Graduate Colloquium Series: Guillaume Bogiaris Thibault

Machiavellian Pedagogy

Tuesday, October 25 2016, 4-5 p.m.
Location: 311 Glasscock Building

bogiaris_72dpiGuillaume Bogiaris Thibault
Ph.D. Candidate, Department of Political Science, 2016-17 Glasscock Graduate Research Fellow, Texas A&M University

The Glasscock Center extends a warm invitation to faculty and students to join in a discussion of Guillaume Bogiaris Thibault’s work-in-progress.

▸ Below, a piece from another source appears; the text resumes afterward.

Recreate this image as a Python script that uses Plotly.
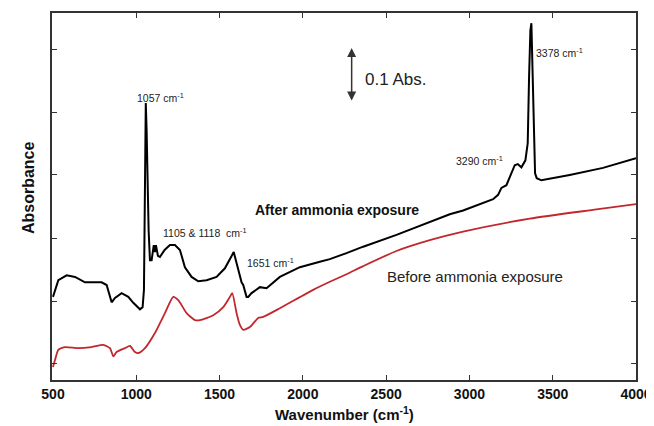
import plotly.graph_objects as go

# After ammonia exposure (black)
after_wn = [500, 532, 582, 632, 692, 792, 822, 842, 852, 872, 912, 952, 982, 1022, 1038, 1046,
            1052, 1057, 1062, 1068, 1074, 1082, 1092, 1105, 1112, 1118, 1130, 1142, 1170, 1202,
            1232, 1262, 1292, 1332, 1372, 1422, 1482, 1532, 1572, 1585, 1602, 1622, 1632, 1642,
            1651, 1662, 1672, 1692, 1742, 1782, 1862, 1982, 2102, 2162, 2262, 2362, 2562, 2762,
            2882, 2962, 3102, 3142, 3172, 3192, 3222, 3252, 3272, 3290, 3312, 3336, 3350, 3358,
            3366, 3372, 3380, 3386, 3394, 3404, 3432, 3602, 3802, 4000]
after_abs = [0.154, 0.185, 0.194, 0.191, 0.181, 0.181, 0.176, 0.157, 0.144, 0.152, 0.161, 0.154,
             0.143, 0.131, 0.135, 0.167, 0.333, 0.513, 0.463, 0.357, 0.278, 0.222, 0.222, 0.250,
             0.237, 0.250, 0.230, 0.228, 0.241, 0.250, 0.250, 0.241, 0.209, 0.191, 0.183, 0.185,
             0.191, 0.207, 0.231, 0.237, 0.217, 0.191, 0.181, 0.176, 0.167, 0.154, 0.154, 0.161,
             0.172, 0.170, 0.191, 0.209, 0.219, 0.224, 0.235, 0.247, 0.269, 0.293, 0.307, 0.314,
             0.330, 0.335, 0.343, 0.356, 0.361, 0.383, 0.398, 0.400, 0.394, 0.407, 0.439, 0.561,
             0.648, 0.661, 0.556, 0.439, 0.383, 0.374, 0.370, 0.380, 0.393, 0.411]

# Before ammonia exposure (red)
before_wn = [500, 512, 532, 572, 652, 732, 802, 842, 862, 882, 932, 962, 992, 1012, 1052, 1112,
             1172, 1222, 1252, 1302, 1352, 1382, 1462, 1522, 1562, 1576, 1602, 1622, 1642, 1682,
             1732, 1762, 1862, 2062, 2162, 2262, 2362, 2562, 2762, 2962, 3362, 3762, 4000]
before_abs = [0.024, 0.037, 0.056, 0.061, 0.059, 0.061, 0.065, 0.059, 0.044, 0.052, 0.059, 0.063,
              0.052, 0.050, 0.059, 0.087, 0.124, 0.154, 0.148, 0.124, 0.111, 0.111, 0.120, 0.135,
              0.154, 0.161, 0.124, 0.102, 0.093, 0.098, 0.115, 0.117, 0.133, 0.167, 0.182, 0.196,
              0.211, 0.239, 0.259, 0.275, 0.299, 0.316, 0.326]

x_ticks = [500, 1000, 1500, 2000, 2500, 3000, 3500, 4000]
y_ticks = [0.030, 0.146, 0.263, 0.380, 0.496, 0.613]

FONT = "Liberation Sans, Arial, sans-serif"
AX = "#333333"

fig = go.Figure()
fig.add_trace(go.Scatter(x=before_wn, y=before_abs, mode="lines",
                         line=dict(color="#c1272d", width=1.8, shape="spline", smoothing=0.6),
                         showlegend=False))
fig.add_trace(go.Scatter(x=after_wn, y=after_abs, mode="lines",
                         line=dict(color="#000000", width=2), showlegend=False))

ann_small = dict(size=10.5, family=FONT, color="#222222")
annotations = [
    dict(x=1148, y=0.524, text="1057 cm<sup>-1</sup>", font=ann_small, xanchor="center", yanchor="middle"),
    dict(x=1415, y=0.274, text="1105 &amp; 1118  cm<sup>-1</sup>", font=ann_small, xanchor="center", yanchor="middle"),
    dict(x=1803, y=0.217, text="1651 cm<sup>-1</sup>", font=ann_small, xanchor="center", yanchor="middle"),
    dict(x=3063, y=0.407, text="3290 cm<sup>-1</sup>", font=ann_small, xanchor="center", yanchor="middle"),
    dict(x=3543, y=0.607, text="3378 cm<sup>-1</sup>", font=ann_small, xanchor="center", yanchor="middle"),
    dict(x=1701, y=0.315, text="<b>After ammonia exposure</b>",
         font=dict(size=14, family=FONT, color="#111111"), xanchor="left", yanchor="middle"),
    dict(x=2493, y=0.191, text="Before ammonia exposure",
         font=dict(size=15, family=FONT, color="#222222"), xanchor="left", yanchor="middle"),
    dict(x=2361, y=0.556, text="0.1 Abs.",
         font=dict(size=17, family=FONT, color="#222222"), xanchor="left", yanchor="middle"),
]
for a in annotations:
    a.update(xref="x", yref="y", showarrow=False)

# double-headed scale arrow (0.1 Abs)
annotations.append(dict(x=2293, y=0.615, ax=2293, ay=0.515, xref="x", yref="y",
                        axref="x", ayref="y", text="", showarrow=True,
                        arrowhead=2, arrowside="end+start", arrowsize=1.2,
                        arrowwidth=1.5, arrowcolor="#333333"))

# axis titles
annotations.append(dict(xref="paper", yref="paper", x=0.5, y=0, yshift=-33,
                        text="Wavenumber (cm<sup>-1</sup>)", showarrow=False,
                        xanchor="center", yanchor="middle",
                        font=dict(size=15, family=FONT, color="#111111", weight="bold")))
annotations.append(dict(xref="paper", yref="paper", x=0, y=0.523, xshift=-24,
                        text="Absorbance", textangle=-90, showarrow=False,
                        xanchor="center", yanchor="middle",
                        font=dict(size=16, family=FONT, color="#111111", weight="bold")))

# the page body adds an 8 px offset, so the figure is 8 px smaller on each of those sides
fig.update_layout(
    width=646, height=418,
    margin=dict(l=44, r=18, t=5, b=46, autoexpand=False),
    paper_bgcolor="white", plot_bgcolor="white",
    annotations=annotations,
    font=dict(family=FONT),
)
fig.update_xaxes(range=[494, 4000], tickvals=x_ticks, ticks="inside", ticklen=5,
                 tickcolor=AX, showline=True, linecolor=AX, linewidth=1.5, mirror="allticks",
                 showgrid=False, zeroline=False, automargin=False,
                 tickfont=dict(size=14, family=FONT, color="#111111", weight="bold"))
fig.update_yaxes(range=[0, 0.68], tickvals=y_ticks, showticklabels=False, ticks="inside",
                 ticklen=5, tickcolor=AX, showline=True, linecolor=AX, linewidth=1.5,
                 mirror="allticks", showgrid=False, zeroline=False, automargin=False)

fig.write_html("out.html")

Guillaume Bogiaris works under the supervision of Dr. Cary J. Nederman. He holds a B.A. in Western Society and Culture and Philosophy from Concordia University’s Liberal Arts College (Montreal, Canada), a Master’s in political theory from McGill University and a Graduate Certificate in Post-Secondary Education from the Université de Montréal. His research interests include Machiavelli’s notion of virtue, Machiavelli’s relationship to ancient philosophy, Florentine Neo-Platonism, Plato’s political philosophy, race and ethnic politics, particularly the place of Quebec’s French community within Canada and the normative value of different immigration and integration policies. He is currently working on his dissertation, tentatively titled Rethinking Machiavelli’s Relationship to Plato: Education, Knowledge, Aesthetics and Florentine Neoplatonism, on the interaction of Machiavelli’s notion of political persuasion and political education with Florentine Neo-Platonism and Plato’s political philosophy.

The Graduate Colloquium offers graduate students an opportunity to discuss a work-in-progress with faculty and graduate students from different disciplines. By long-standing practice, colloquium presenters provide a draft of their current research, which is made available to members of the Glasscock Center listserv or by contacting the Glasscock Center by phone at (979) 845-8328 or by e-mail at glasscock@tamu.edu.. Each colloquium begins with the presenter’s short (10-15 minute) exposition of the project, after which the floor is open for comments and queries. The format is by design informal, conversational, and interdisciplinary.